Concluding remarks - clipped from PDF
There is a growing body of evidence that VitD, especially its active metabolite, plays a key role in modulating the physiological activity of the immune system. This emergent role has stimulated a florid line of research aimed at associating the level of VitD with pathological situations wherein the immune system may be altered, such as in autoimmunity and inflammation.
In these studies, 25OHD, the actual precursor of the active hormone calcitriol , is what has been routinely measured, circulating in the blood at ng/mL concentrations. This measurement, performed with either LCMS or immunoassay, has recently become significantly more reliable consequent to marked gains in com- mutability enabled by the broad acceptance of and adherence to an international standardization program.
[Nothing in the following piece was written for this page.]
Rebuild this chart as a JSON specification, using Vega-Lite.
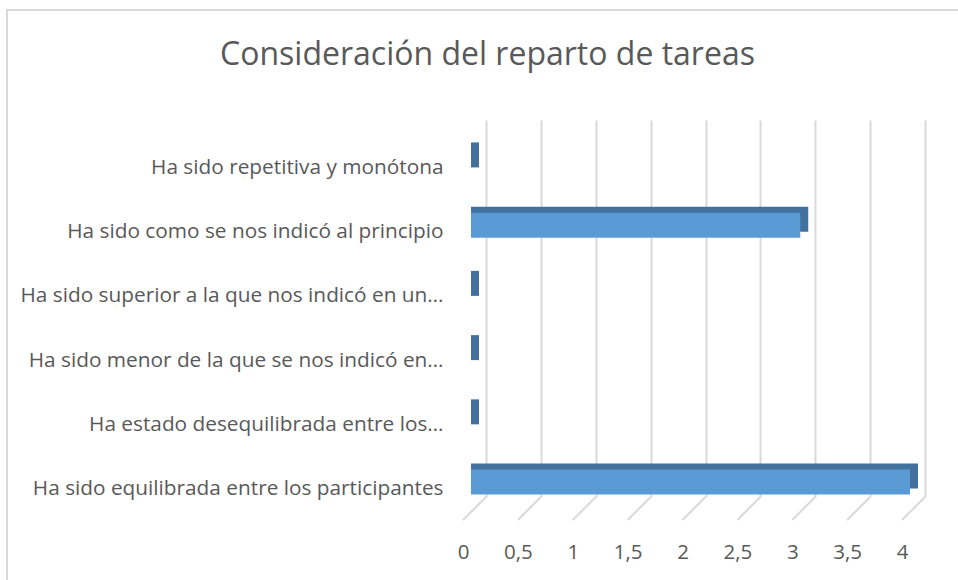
{
  "$schema": "https://vega.github.io/schema/vega-lite/v6.json",
  "width": 439,
  "height": 377,
  "autosize": {"type": "none"},
  "padding": {"left": 486, "top": 120, "right": 33, "bottom": 83},
  "background": "white",
  "config": {"view": {"stroke": null}, "font": "Open Sans"},
  "title": {
    "text": "Consideración del reparto de tareas",
    "fontSize": 32,
    "fontWeight": "normal",
    "color": "#595959",
    "anchor": "middle",
    "frame": "group",
    "dx": -218,
    "baseline": "bottom",
    "offset": -95
  },
  "datasets": {
    "answers": [
      {"respuesta": "Ha sido repetitiva y monótona", "valor": 0},
      {"respuesta": "Ha sido como se nos indicó al principio", "valor": 3},
      {"respuesta": "Ha sido superior a la que nos indicó en un…", "valor": 0},
      {"respuesta": "Ha sido menor de la que se nos indicó en…", "valor": 0},
      {"respuesta": "Ha estado desequilibrada entre los…", "valor": 0},
      {"respuesta": "Ha sido equilibrada entre los participantes", "valor": 4}
    ],
    "ticks": [
      {"t": 0}, {"t": 0.5}, {"t": 1}, {"t": 1.5}, {"t": 2},
      {"t": 2.5}, {"t": 3}, {"t": 3.5}, {"t": 4}
    ],
    "frame": [{"marco": "gráfico"}]
  },
  "layer": [
    {
      "data": {"name": "frame"},
      "mark": {"type": "rect", "fill": null, "stroke": "#d9d9d9", "strokeWidth": 2},
      "encoding": {
        "x": {"datum": -4.3645, "type": "quantitative", "scale": {"domain": [0, 4], "nice": false, "zero": false}, "title": null},
        "x2": {"datum": 4.45},
        "y": {"datum": 1.2918, "type": "quantitative", "scale": {"domain": [0, 1], "nice": false, "zero": false}, "axis": null},
        "y2": {"datum": -0.3}
      }
    },
    {
      "data": {"name": "ticks"},
      "mark": {"type": "rule", "color": "#d9d9d9", "strokeWidth": 2, "x2Offset": -23, "y2Offset": 23},
      "encoding": {
        "x": {"field": "t", "type": "quantitative", "scale": {"domain": [0, 4], "nice": false, "zero": false}, "title": null},
        "x2": {"field": "t"},
        "y": {"datum": 0, "type": "quantitative", "scale": {"domain": [0, 1], "nice": false, "zero": false}, "axis": null},
        "y2": {"datum": 0}
      }
    },
    {
      "data": {"name": "answers"},
      "mark": {"type": "bar", "color": "#41719c", "xOffset": -7, "x2Offset": -15, "yOffset": 7},
      "encoding": {
        "y": {"field": "respuesta", "type": "nominal", "sort": null, "scale": {"paddingInner": 0.611, "paddingOuter": 0.24}, "axis": null},
        "x": {"field": "valor", "type": "quantitative", "scale": {"domain": [0, 4], "nice": false, "zero": false}, "title": null},
        "x2": {"datum": 0}
      }
    },
    {
      "data": {"name": "answers"},
      "mark": {"type": "bar", "color": "#5b9bd5", "xOffset": -15, "x2Offset": -15, "yOffset": 13},
      "encoding": {
        "y": {
          "field": "respuesta", "type": "nominal", "sort": null,
          "scale": {"paddingInner": 0.611, "paddingOuter": 0.24},
          "axis": {
            "title": null, "domain": false, "ticks": false, "tickSize": 0, "grid": false,
            "labelFontSize": 20.8, "labelColor": "#595959", "labelPadding": 43,
            "labelOffset": 20, "labelLimit": 500
          }
        },
        "x": {
          "field": "valor", "type": "quantitative",
          "scale": {"domain": [0, 4], "nice": false, "zero": false},
          "axis": {
            "title": null, "values": [0, 0.5, 1, 1.5, 2, 2.5, 3, 3.5, 4],
            "labelExpr": "replace(toString(datum.value), '.', ',')",
            "domain": false, "ticks": false, "tickSize": 0,
            "grid": true, "gridColor": "#d9d9d9", "gridWidth": 2,
            "labelFontSize": 20.5, "labelColor": "#595959", "labelOffset": -23,
            "labelFlush": false, "labelOverlap": false,
            "labelPadding": 61, "labelBaseline": "alphabetic"
          }
        },
        "x2": {"datum": 0}
      }
    }
  ],
  "resolve": {"scale": {"y": "independent"}}
}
Several epidemiological studies of observational nature have been conducted to correlate circulating levels of 25OHD with autoimmune and inflammatory disease parameters. Overall, the studies have shown an inverse relationship between 25OHD and the clinical manifestations of a given disease. At the same time, circulating levels of sufficiency/insufficiency have been proposed by major medical organizations such as the Institute of Medicine (IOM) [43] and Endocrine Society [51], with different thresholds belying slightly different demographic perspectives. While associations with the disease are strong and potential mechanisms tractable, still the role of the VitD in inflammation and autoimmunity deserve large and well controlled clinical studies.
VitD supplementation has not always diminished the severity of clinical manifestations. A likely explanation of these perceptually negative outcomes, is that the majority of these studies attempted correlations with measured levels of precursor 25OHD and not the active hormone per se. Testing circulating levels of calcitriol might support the establishment of more robust disease correlates between the biologically active VitD metabolite and pathological conditions.